There is no place I would rather be on Easter Morning than the Naval Academy Chapel for nine o’clock Mass. The splendor of the ceremony itself moves me to doubt my doubts and surrender to the mystery of my faith. But I must confess, I spend as much time surveying the people around me as I do the priests on the altar. The chapel overflows with Midshipmen alongside their parents, brothers, sisters, and sweethearts who have traveled to Annapolis for the Easter holiday. The midshipmen, who at a young age chose a course most of their peers would not, renew within me great hope for our country as their generation comes of age and takes the helm. Mass stirs my soul, the mids my heart.
However, I also think of my own students at the community college where I teach English as a Second Language. At first glance, one may see no similarities between midshipmen and the immigrants and refugees in my classroom. My students, at a young age, chose a course that left all that was known in hope of finding something better. But first, they must learn a new language, a new culture, a new set of values. And they must make new friends, for here all they have is each other. My readers can surely see that there are more similarities than differences between the midshipmen and my ESL students.
But one student, Daniel, was heavy on my mind last Easter as I sat in Sleepy Hollow and my eyes followed the priests making their way down the center aisle. Daniel had fled the violence of his Dinka village in southern Sudan, walking through sub-Saharan heat and jungle, losing friends and brothers along the way to wild animal attacks, starvation, dehydration, and the guns of their enemies. The Red Cross provided the young refugees with food and shelter upon their arrival in Kenya, and to make a long story short, arranged to have the children, mostly boys, sponsored and settled through out the United States. This is how Daniel came to be in my classroom at Tidewater Community College.

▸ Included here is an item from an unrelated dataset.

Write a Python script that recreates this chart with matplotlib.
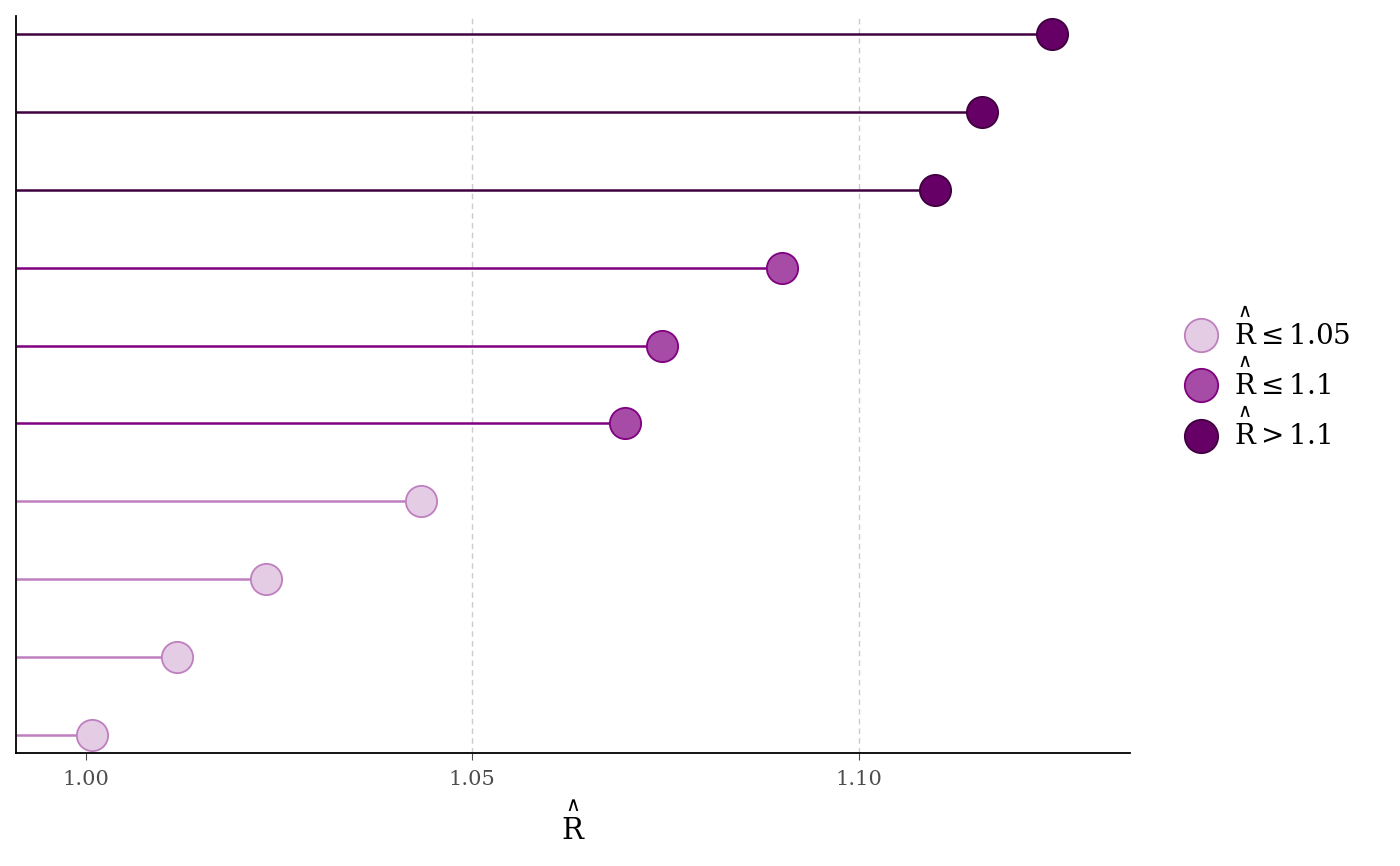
import matplotlib.pyplot as plt
from matplotlib.lines import Line2D

# R-hat values, bottom row first
rhat = [1.0008, 1.0118, 1.0234, 1.0434, 1.0698, 1.0746, 1.0901, 1.1099, 1.1159, 1.1250]
xticks = [1.00, 1.05, 1.10]
xticklabels = ["1.00", "1.05", "1.10"]
RHAT = r"\overset{\wedge}{\mathrm{R}}"
legend_labels = [rf"${RHAT} \leq 1.05$", rf"${RHAT} \leq 1.1$", rf"${RHAT} > 1.1$"]

# (fill, edge/line) for each band
band_colors = [("#e5cce5", "#bf7fbf"), ("#a64ca6", "#800080"), ("#660066", "#400040")]


def band(v):
    if v <= 1.05:
        return 0
    if v <= 1.1:
        return 1
    return 2


plt.rcParams["font.family"] = ["DejaVu Serif"]
plt.rcParams["mathtext.fontset"] = "dejavuserif"

fig = plt.figure(figsize=(14, 8.66), dpi=100)
ax = fig.add_axes([16 / 1400, 1 - 753 / 866, (1130 - 16) / 1400, (753 - 16) / 866])

xmin, xmax = 0.991, 1.1351
ax.set_xlim(xmin, xmax)
ax.set_ylim(0.77, len(rhat) + 0.23)

for g in xticks[1:]:
    ax.axvline(g, color="#cccccc", lw=1.0, ls=(0, (4, 3)), zorder=0)

for i, v in enumerate(rhat):
    fill, edge = band_colors[band(v)]
    y = i + 1
    ax.plot([xmin, v], [y, y], color=edge, lw=1.8, zorder=2, solid_capstyle="butt")
    ax.plot(v, y, "o", ms=22.5, mfc=fill, mec=edge, mew=1.3, zorder=3)

ax.set_yticks([])
ax.set_xticks(xticks)
ax.set_xticklabels(xticklabels, color="#4d4d4d", fontsize=15)
ax.tick_params(axis="x", length=5, color="#4d4d4d", width=0.8, pad=7)
ax.set_xlabel(f"${RHAT}$", fontsize=21, labelpad=10)

for s in ["top", "right"]:
    ax.spines[s].set_visible(False)
for s in ["left", "bottom"]:
    ax.spines[s].set_linewidth(1.3)

handles = [
    Line2D([0], [0], color=e, lw=1.8, marker="o", ms=24, mfc=f, mec=e, mew=1.3)
    for f, e in band_colors
]
fig.legend(handles, legend_labels, loc="center left", bbox_to_anchor=(1176 / 1400, 1 - 380 / 866),
           frameon=False, fontsize=20, handlelength=1.0, handletextpad=0.7, labelspacing=0.3,
           borderaxespad=0)

fig.savefig("out.png", dpi=100)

In my composition class, Daniel could write letter-perfect essays about his native Dinka traditions, but when writing about the world around him now, he simply could not write coherently. He explained this to me one day in my office; “Dinka is clear to me. This place is not clear to me yet.” I worried a lot about Daniel; as his teacher, I saw that this lack of clarity was affecting his grades and could hold this determined student back. These thoughts of him led me to abandon the celebration of Mass to ponder the walls of the chapel, as I have done so often before. Two-thirds of the rectangular blocks have been painted a creamy white, while the remaining third are a soft camel color. One would expect there to be a symmetrical pattern between white blocks and the camel-colored ones; everything else on the grounds of the Academy is in perfect military symmetrical order. I study the wall, but they continue to bewilder me. My only guess is that so many grads who return to the chapel are moved to ask their God why they are still here, and their shipmate is not, just as Daniel may wonder about himself and his own lost brothers. Perhaps the lack of a pattern on the Chapel walls is intentional as it serves to address the mystery of how God works; this is as far as I ever get.
Last Easter morning, Daniel’s dilemma was heavy on my mind, and those randomly placed camel- colored blocks stared back at me from each of the four walls. I recalled having read somewhere that the human experience on this planet is similar to that of a dog in a library. The answers to all of our questions are right in front of us, but we just can’t read at that level yet. From my pondering of Daniel’s situation in my culture, I understood that Daniel was in my library, trying to make sense of it all, but he can’t read this place. Not yet. I, too, am like a dog in a library. Every Easter, I return to the Naval Academy Chapel to experience the hope amid the young brigade and the faith reflected in the ancient ceremony of Mass. This enables me to doubt my own doubts and to hope that one day I will understand the pattern on those walls and be given the answers to all my questions. But I am not there yet.